Christian Quinet, 14-18, Ca s’roût l’ dèrnière, A la mémoire d’Omer Lefèvre, Mouchon d’Aunia éditions. 2019

Un livre en wallon du Centre, qui pourrait servir de conclusion, ou de baisser de rideau si vous préférez, aux nombreuses évocations de ce conflit qui a conditionné tout l’avenir de nos régions.  Des poèmes en wallon du Centre, de la région de La Louvière, accompagnés de leur traduction en français.. Des évocations de la Grande Guerre, il y en a eu de toute sorte: guerrières, officielles, pacifistes, émouvantes, comiques même parfois…Celle-ci joue sur plusieurs registres, à la fois grave et familière, du fond du coeur et au ras des pâquerettes – des coquelicots, en l’occurrence. Ce qui lui donne un ton unique, d’authenticité véritable: car le coeur de l’homme – et de la femme – est ainsi fait, bien sûr, qu’il peut vibrer à plusieurs unissons. J’ai lu, je crois, la plus grande partie des oeuvres de Christian, mais s’il fallait en élire une, c’est celle-ci que je choisirais, pour cette raison précisément: l’adéquation quasiment parfaite de l’auteur au sujet qu’il traite.

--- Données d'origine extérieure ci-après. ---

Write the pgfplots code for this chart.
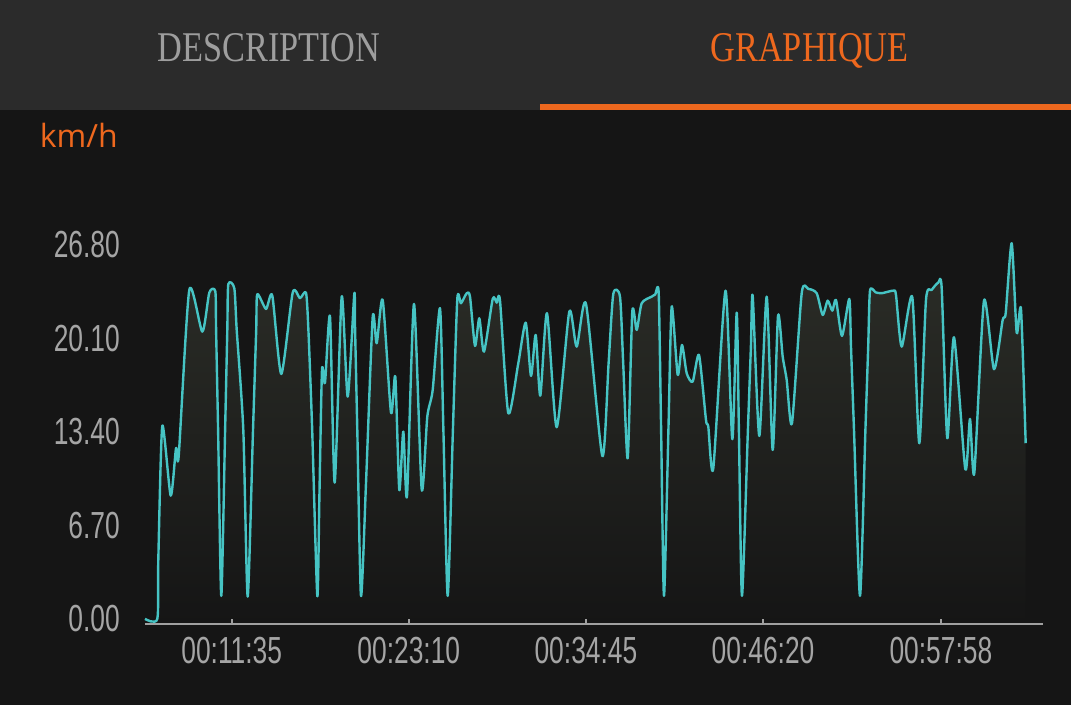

Ainsi, Omer Lefèvre El tèlègrafisse: quoi de plus navrant que le sort de ce jeune homme: Su l’ plaque d’ène rûye,/ in nom d’ome, // qu’on n’ lit pus, / qu’on n’ vwat pus / qu »on n »dit pus / qu’on n’ sèt pus // L’a-t-on jamés seû? Un jeune homme, membre de la Résistance, arrêté pour espionnage, qui ne dira pas un mot, avant d’être fusillé. L’officier allemand qui commandait le feu lui fera rendre les honneurs. Il n’aura pas connu le temps des cerises, cette année-là. Et Christian Quinet continue:

D’vant l’ guère dès bales, / il-avoût gangni / l’ ciène dès mots d’ pés . / Il-in mitrayoût ‘ne kèréye / pus râde qu’in canon / n’imprime ène rafale (Avant la guerre des balles / il avait gagné /  celle des mots de paix. / Il en mitraillait une charretée / plus vite qu’un canon / n’imprime une rafale).Il avait en effet gagné, à Turin, un concours international de télégraphie.

Et le poème se termine simplement par son nom: I s’aploût Omer.. Il n’y a, dans tout ce texte, pas un seul mot de trop, et c’est cela même, voyez-vous, la vraie poésie: celle des mots simples et justes, par où l’émotion passe, sans cris, sans gestes, par la seule force, la seule justesse des mots. Chapeau bas, messieurs les poètes!

Et je m’en voudrais de ne pas citer, en terminant, ce texte superbe, célébrant le rôle des femmes, remplaçant leur mari, qu’il s’agisse de conduire un tram, ou de gérer une ferme. Un véritable bond en avant pour la condition féminine:

Fèmes al piquète d’in nouvia djoû...(Femmes à l’aube d’un jour nouveau)

Quand lès clokes, mambournéyes, ont djumi leû tocsin,/ èst-ce Dieu ou biJaurès- crètant l’ crombe zine dès-omes – / qui a sounè, pour lèyes, l’eûre dè voler d’ leûs plomes? / Pus râde leû vréye nature a-t-èle  oûsu s’ kèmin.

(…) « Èl feume èst l’av’ni d’ l’ome » – Louis Aragon.

Quand les cloches, brutalisées, ont gémi leur tocsin / est-ce Dieu ou Jaurès – frappant (avec un gourdin) / la bancale lubie des hommes / qui a sonné, pour elles, l’heure de voler de leurs plumes? / Plutôt leur vraie nature a-telle osé son chemin.